The data is typically modulated onto an intermediate frequency, then mixed up to whichever carrier frequency the hopping pattern dictates at that moment. The signal stays on each frequency only long enough to transmit a small chunk of data before jumping again. If interference or another signal happens to occupy one of those frequencies, only that brief hop is affected. Error-correction coding fills in the gaps.

Chirp Spread Spectrum (CSS)

A newer variant called chirp spread spectrum uses signals that continuously sweep from a low frequency to a high one (or vice versa) over a set period. Rather than jumping between discrete frequencies or multiplying by a code, CSS smoothly glides across the bandwidth. This gives it strong resistance to the Doppler effect and multipath interference, which occur when signals bounce off buildings or terrain.

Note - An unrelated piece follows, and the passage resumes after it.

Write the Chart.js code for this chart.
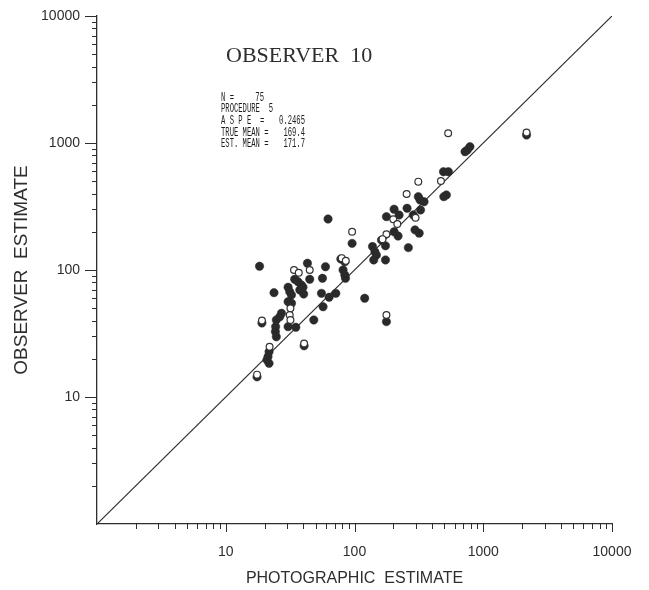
<!DOCTYPE html>
<html><head><meta charset="utf-8">
<script src="https://cdn.jsdelivr.net/npm/chart.js@4/dist/chart.umd.min.js"></script>
<style>html,body{margin:0;padding:0;background:#fff;}canvas{display:block;}</style>
</head><body>
<canvas id="c" width="649" height="590"></canvas>
<script>
// Filled symbols (photographic estimate, observer estimate)
const filledX = [17.5, 19.1, 18.3, 20.9, 21.3, 21.7, 21.7, 23.7, 24.3, 24.4, 24.7, 24.7, 26.3, 27.1, 30.5, 31.4, 32.4, 30.5, 32.4, 30.5, 35.0, 34.3, 36.4, 38.7, 39.8, 40.3, 37.6, 40.6, 43.1, 44.9, 48.3, 55.4, 56.4, 57.0, 59.5, 62.3, 63.5, 71.6, 78.3, 84.1, 81.5, 84.1, 85.1, 95.8, 120, 138, 144, 148, 141, 174, 174, 177, 162, 177, 203, 222, 203, 218, 256, 262, 286, 326, 295, 318, 313, 323, 347, 491, 536, 517, 494, 788, 752, 722, 2170];
const filledY = [14.4, 38.3, 107, 19.6, 20.8, 22.7, 18.4, 66.3, 32.7, 35.8, 40.4, 29.8, 42.9, 45.6, 73.1, 67.5, 63.6, 56.3, 54.7, 35.8, 35.4, 84.5, 80.9, 76.2, 73.1, 64.7, 69.6, 25.3, 113, 84.5, 40.4, 65.5, 86.0, 51.4, 106, 252, 61.0, 65.5, 122, 116, 100, 91.3, 86.0, 162, 59.9, 153, 139, 131, 120, 155, 120, 39.2, 172, 263, 301, 271, 200, 185, 306, 150, 271, 297, 207, 195, 378, 356, 345, 594, 594, 390, 378, 935, 881, 854, 1156];
// Open symbols
const openX = [17.5, 19.1, 21.9, 31.8, 31.4, 31.8, 33.9, 36.9, 44.9, 79.6, 85.6, 95.8, 177, 177, 165, 200, 215, 254, 313, 298, 469, 534, 2170, 40.6];
const openY = [15.0, 40.0, 24.9, 49.9, 44.2, 40.4, 100, 95.2, 100, 124, 118, 200, 44.2, 191, 175, 251, 230, 397, 496, 258, 502, 1192, 1210, 26.4];
// 1:1 line
const diagonalX = [1, 10000];
const diagonalY = [1, 10000];
// Axis ticks
const tickLabels = [10, 100, 1000, 10000];
const majorTicks = [10, 100, 1000, 10000];
const minorTicks = [2,3,4,5,6,7,8,9,20,30,40,50,60,70,80,90,200,300,400,500,600,700,800,900,2000,3000,4000,5000,6000,7000,8000,9000];
// Texts
const titleText = 'OBSERVER  10';
const xTitle = 'PHOTOGRAPHIC  ESTIMATE';
const yTitle = 'OBSERVER  ESTIMATE';
const statLabels = ['N =', 'PROCEDURE', 'A S P E  =', 'TRUE MEAN =', 'EST. MEAN ='];
const statValues = ['75', '5', '0.2465', '169.4', '171.7'];

const INK = '#2e2e2e';
Chart.defaults.font.family = '"Liberation Sans", Arial, sans-serif';
Chart.defaults.color = INK;

const toPts = (xs, ys) => xs.map((x, i) => ({x: x, y: ys[i]}));

const tickMarks = {
  id: 'tickMarks',
  afterDraw(chart) {
    const ctx = chart.ctx, xs = chart.scales.x, ys = chart.scales.y;
    ctx.save();
    ctx.strokeStyle = INK; ctx.lineWidth = 1;
    const all = majorTicks.map(v => [v, true]).concat(minorTicks.map(v => [v, false]));
    ctx.beginPath();
    all.forEach(([v, major]) => {
      const px = Math.round(xs.getPixelForValue(v)) + 0.5;
      ctx.moveTo(px, xs.top); ctx.lineTo(px, xs.top + (major ? 8 : 5));
      const py = Math.round(ys.getPixelForValue(v)) + 0.5;
      ctx.moveTo(ys.right, py); ctx.lineTo(ys.right - (major ? 12 : 5), py);
    });
    ctx.stroke();
    ctx.restore();
  }
};

const annotations = {
  id: 'annotations',
  afterDraw(chart) {
    const ctx = chart.ctx;
    ctx.save();
    ctx.fillStyle = INK;
    ctx.textBaseline = 'middle';
    ctx.textAlign = 'left';
    ctx.font = '22px "Liberation Serif", "Times New Roman", serif';
    ctx.fillText(titleText, 226, 56);
    ctx.fillStyle = '#1e1e1e';
    ctx.font = '12px "Liberation Mono", "DejaVu Sans Mono", monospace';
    const sx = 0.6;
    const draw = (t, x, y, align) => {
      ctx.save(); ctx.translate(x, y); ctx.scale(sx, 1);
      ctx.textAlign = align; ctx.fillText(t, 0, 0); ctx.restore();
    };
    const ys = [97.5, 109, 121, 132.5, 144];
    const right = [264, 273, 305, 305, 305];
    statLabels.forEach((t, i) => {
      draw(t, 221, ys[i], 'left');
      draw(statValues[i], right[i], ys[i], 'right');
    });
    ctx.restore();
  }
};

new Chart(document.getElementById('c'), {
  type: 'scatter',
  data: {
    datasets: [
      {
        type: 'line', data: toPts(diagonalX, diagonalY), borderColor: INK, borderWidth: 1.2,
        pointRadius: 0, fill: false, tension: 0, order: 3
      },
      {
        data: toPts(filledX, filledY), backgroundColor: '#2a2a2a', borderColor: '#2a2a2a',
        borderWidth: 0.5, pointRadius: 4.2, order: 2
      },
      {
        data: toPts(openX, openY), backgroundColor: '#ffffff', borderColor: '#333333',
        borderWidth: 1.2, pointRadius: 3.4, order: 1
      }
    ]
  },
  options: {
    responsive: false, animation: false, devicePixelRatio: 1,
    layout: {padding: {left: 0, right: 37, top: 16, bottom: 0}},
    plugins: {legend: {display: false}, tooltip: {enabled: false}},
    elements: {point: {hoverRadius: 4}},
    scales: {
      x: {
        type: 'logarithmic', min: 1, max: 10000, position: 'bottom',
        grid: {display: false, drawTicks: false},
        border: {display: true, color: INK, width: 1.3},
        afterBuildTicks: s => { s.ticks = tickLabels.map(v => ({value: v})); },
        afterFit: s => { s.height = 66; s.paddingLeft = 0; s.paddingRight = 20; },
        ticks: {
          autoSkip: false, maxRotation: 0, padding: 20,
          font: {size: 14}, color: INK,
          callback: v => String(v)
        },
        title: {display: true, text: xTitle, font: {size: 16}, color: INK, padding: {top: 0, bottom: 2}}
      },
      y: {
        type: 'logarithmic', min: 1, max: 10000, position: 'left',
        grid: {display: false, drawTicks: false},
        border: {display: true, color: INK, width: 1.3},
        afterBuildTicks: s => { s.ticks = tickLabels.map(v => ({value: v})); },
        afterFit: s => { s.width = 97; s.paddingTop = 9; s.paddingBottom = 0; },
        ticks: {
          autoSkip: false, padding: 17,
          font: {size: 14}, color: INK,
          callback: v => String(v)
        },
        title: {display: true, text: yTitle, font: {size: 19}, color: INK, padding: {top: 10, bottom: 0}}
      }
    }
  },
  plugins: [tickMarks, annotations]
});
</script>
</body></html>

CSS is the physical layer technology behind LoRa (Long Range), a protocol widely used in Internet of Things applications. Sensors monitoring soil moisture on farms, tracking shipping containers, or reading utility meters often use LoRa because chirp spread spectrum can maintain reliable links over several kilometers at very low power. The trade-off is speed: LoRa data rates are modest, but for small sensor readings transmitted a few times per hour, that’s plenty.

Where You Encounter Spread Spectrum

Spread spectrum is embedded in most wireless technology you interact with. Bluetooth uses frequency hopping, jumping between 79 channels in the 2.4 GHz band. This is why Bluetooth earbuds can work in a crowded coffee shop where dozens of devices share the same frequency range. The original Wi-Fi standard (802.11b) used DSSS at 2.4 GHz, supporting data rates up to 11 megabits per second. Later Wi-Fi versions like 802.11a and 802.11g moved to a related technique called orthogonal frequency-division multiplexing (OFDM), which divides the signal across many closely spaced sub-frequencies for higher throughput.

GPS satellites also rely on DSSS. Each satellite broadcasts on the same frequencies but uses a unique pseudo-random code. Your phone’s GPS chip correlates against each satellite’s code to pick out its signal individually, even though all the signals overlap. Military GPS uses longer, more complex codes that provide greater processing gain and are harder to spoof.

Why It Was Invented

The concept dates back to World War II. In 1942, actress Hedy Lamarr and composer George Antheil received US patent 2,292,387A for a “Secret Communication System” designed to prevent the jamming of radio-controlled torpedoes. Their idea was to rapidly switch the torpedo’s control signal between frequencies so an enemy couldn’t lock onto and disrupt it. The Navy didn’t adopt the technology at the time, but the core concept of frequency hopping became foundational to modern wireless communications decades later.

Military adoption drove much of the early development. Spread spectrum’s two key security properties made it ideal for battlefield communications. First, spreading a signal below the noise floor makes it hard to detect in the first place, a property called low probability of intercept. Second, even if an adversary detects the signal, jamming it requires flooding the entire wide bandwidth with noise rather than just targeting a single frequency, which demands far more power. These same properties later made spread spectrum attractive for civilian use, not for secrecy, but because they let many devices share the same frequency bands without stepping on each other.

Why Spread Spectrum Enables Unlicensed Wireless

The 2.4 GHz band that Wi-Fi and Bluetooth share is unlicensed, meaning anyone can transmit on it without a specific government license. This only works because spread spectrum techniques keep individual devices from monopolizing the band. Each device’s signal is either hopping across frequencies or coded in a way that looks like noise to other devices. Without spread spectrum, a single baby monitor could block every other device on the same frequency in your house.

This shared-spectrum approach is what made consumer wireless practical. Requiring a dedicated licensed frequency for every Wi-Fi router, Bluetooth speaker, and garage door opener would have been economically and technically impossible. Spread spectrum solved the coexistence problem, turning a crowded frequency band into a resource that millions of devices can use simultaneously.